The restaurant, which normally can seat 80 people inside, is now seating just 20 people and 23 at the outside tables. Every other booth inside is left unoccupied. Diners ate with regular silverware but received single use, paper menus. Kaiser said they could request to use disposable silverware and to-go containers if they wished.
Leo Krawetz, a Daily Eats regular, said Monday’s lunch experience was “better than sitting in a car.”
“I want to see restaurants survive, especially the good restaurants,” said Krawetz. “I figured the more we can get out right away and fill them to the capacity that they’re allowed, as long as we’re distanced, we’ll be good. The hardest part is trying to eat through a mask.”
With little-to-no guidelines beyond the capacity requirements, restaurants that opened Monday had varying interpretations of what opening safely entailed. Masks are not required to be worn by employees, even though a task force appointed by the governor recommended wearing them, leaving the decision largely up to the restaurant owners’ discretion.
The practice seemed to widely vary by location. At Beach Drive’s Park Shore Grill and the Canopy, the servers all wore masks. Service staff at the Galley in St. Pete and Ka’Tiki, near Sunset Beach, did not. At Cider Press Cafe, on Central Avenue in downtown St. Pete, all of the staff wore masks. A few doors down, at the Lure, they did not, though Lure owner Michael Stewart said that all employees would be required to do so by Monday’s dinner service.
“That will 100 percent change,” he said.
Stewart, who also owns 717 South and Ava, in Tampa, said those restaurants had undergone significant physical restructuring inside, including glass partitions between booths. And 717 South is taking advantage of a newly-launched economic recovery plan that temporarily allows restaurants to expand their outdoor seating into areas that otherwise would be considered public rights-of-way, like sidewalks or alleys, as well as privately owned parking facilities.
Other safety measures taken at the restaurants include single-use menus and single-use paper tablecloth toppings, sanitizing stations throughout and staff that are required to do temperature checks and health screenings before clocking in.
“We are going from zero to 60,” Stewart said. “It’s really like opening a restaurant — I feel like we’re back there.”
Despite the number of restaurants that opened Monday, the industry seemed to be experiencing more of a slow thaw, with many restaurant owners taking more of a staggered approach.

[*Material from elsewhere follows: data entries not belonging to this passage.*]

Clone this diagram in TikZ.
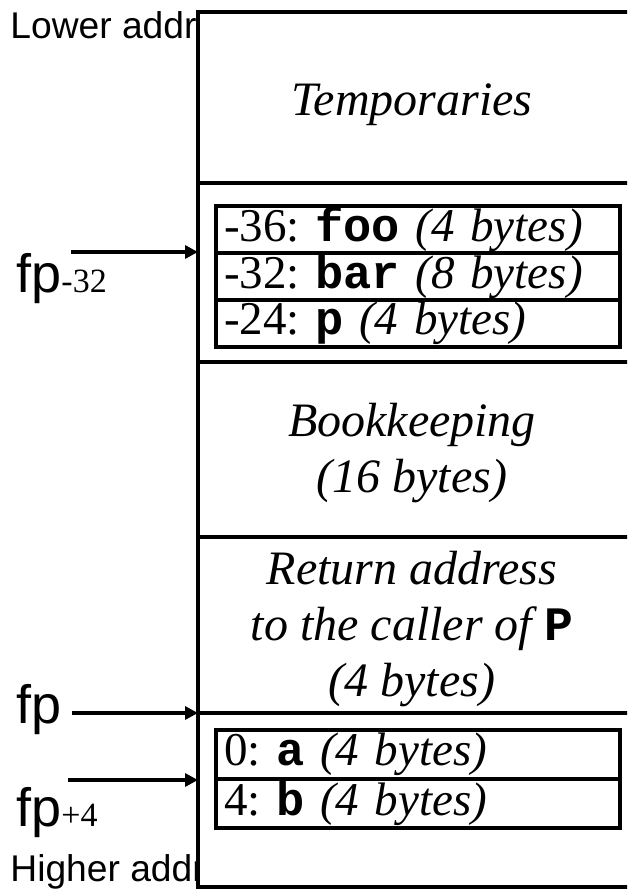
\documentclass[tikz,border=0pt]{standalone}
\usepackage{fontspec}
\setmainfont{Liberation Serif}
\setsansfont{Liberation Sans}
\setmonofont{Liberation Mono}
\usetikzlibrary{positioning,arrows.meta}

\begin{document}
\begin{tikzpicture}[x=0.5pt,y=-0.5pt,line width=2.4pt,>={Triangle[length=6.5pt,width=6.5pt]},
    blocktext/.style={font=\fontsize{24}{28}\selectfont\itshape,align=center,inner sep=0pt},
    slot/.style={draw,line width=2pt,anchor=north west,inner xsep=4pt,inner ysep=0pt,
        text width=194pt,minimum height=#1,align=left,
        font=\fontsize{23.5}{27}\selectfont\frenchspacing},
    slot/.default=23.6pt,
    addr/.style={font=\sffamily\fontsize{18.6}{22}\selectfont,inner sep=0pt,anchor=base west},
    fplabel/.style={font=\sffamily\fontsize{27}{30}\selectfont,inner sep=0pt,anchor=base west}]

    \clip (0,0) rectangle (627,893);
    \fill[white] (0,0) rectangle (627,893);

    % address labels, partly hidden by the frame
    \node[addr] (lower) at (8,39) {Lower addr};
    \node[addr] (higher) at (8,881) {Higher addr};

    % frame of the activation record
    \draw[fill=white] (198,12) rectangle (640,887);
    \foreach \y/\name in {183/sepa,362/sepb,537/sepc,713/sepd}{
        \draw (198,\y) coordinate (\name) -- (640,\y);
    }

    \node[blocktext,anchor=base] (temp) at (412,116) {Temporaries};
    \node[blocktext] (book) at (412,453) {Bookkeeping\\(16 bytes)};
    \node[blocktext] (ret) at (412,629) {Return address\\to the caller of \texttt{\bfseries\upshape P}\\(4 bytes)};

    % locals
    \node[slot] (foo) at (214,204) {-36: \texttt{\bfseries foo} \textit{(4 bytes)}};
    \node[slot] (bar) at (214,251) {-32: \texttt{\bfseries bar} \textit{(8 bytes)}};
    \node[slot] (p) at (214,298) {-24: \texttt{\bfseries p} \textit{(4 bytes)}};

    % arguments
    \node[slot=24.5pt] (a) at (214,728) {0: \texttt{\bfseries a} \textit{(4 bytes)}};
    \node[slot=24.5pt] (b) at (214,777) {4: \texttt{\bfseries b} \textit{(4 bytes)}};

    % frame pointer labels
    \node[fplabel] (fpminus) at (14,292) {fp{\rmfamily\fontsize{17}{19}\selectfont-32}};
    \node[fplabel] (fp) at (14,723) {fp};
    \node[fplabel] (fpplus) at (14,826) {fp{\rmfamily\fontsize{17}{19}\selectfont+4}};

    \coordinate (fpminusstart) at (71,252);
    \coordinate (fpstart) at (72,713);
    \coordinate (fpplusstart) at (68,780);

    \draw[->] (fpminusstart) -- (sepa |- fpminusstart);
    \draw[->] (fpstart) -- (sepd);
    \draw[->] (fpplusstart) -- (sepd |- fpplusstart);

\end{tikzpicture}
\end{document}
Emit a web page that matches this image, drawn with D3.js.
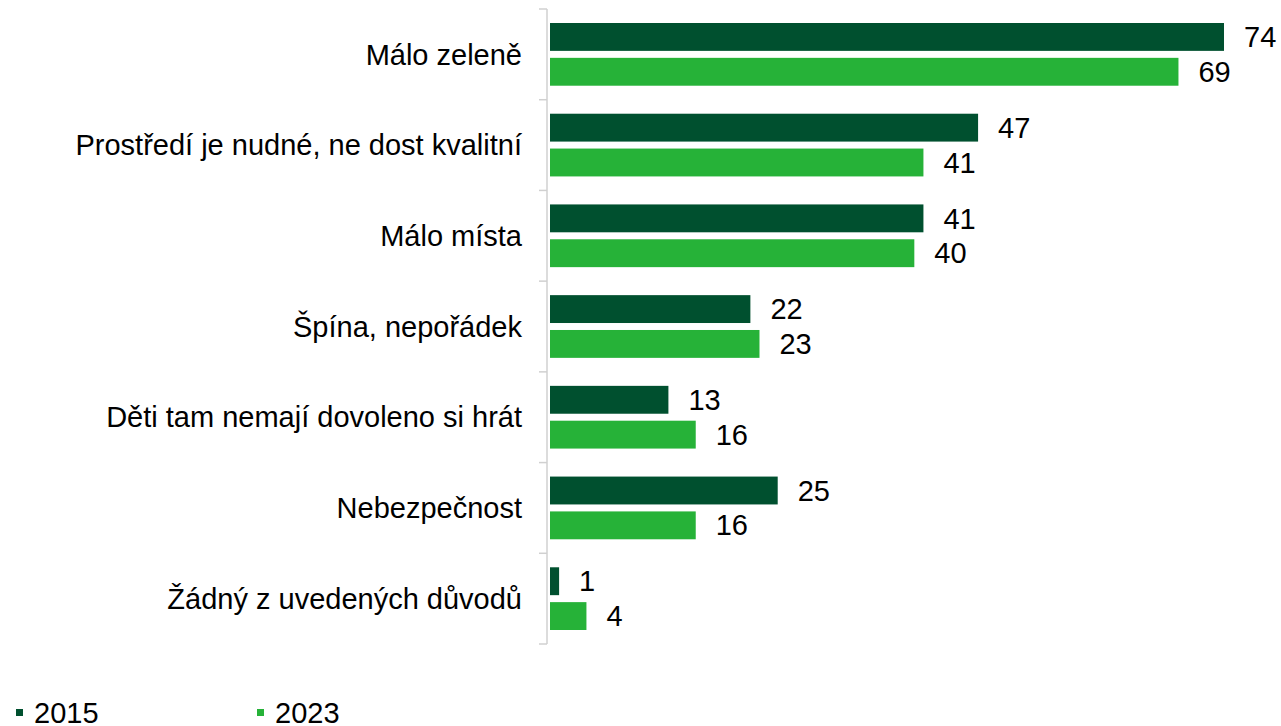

Management at Bodega, Oxford Exchange, the Mill and Caddy’s in Treasure Island all said they would open within the coming one to two weeks.
Other restaurants, like Bern’s Steak House and Mise en Place in Tampa and Pia’s and Golden Dinosaurs Vegan Deli in Gulfport, are all staying closed for now, while still offering takeout.
“So far, we’ve sided with caution," a staff member of Golden Dinosaurs wrote on their social media page. “And we will continue to do so until the number of (COVID-19) cases and death(s) stop increasing.”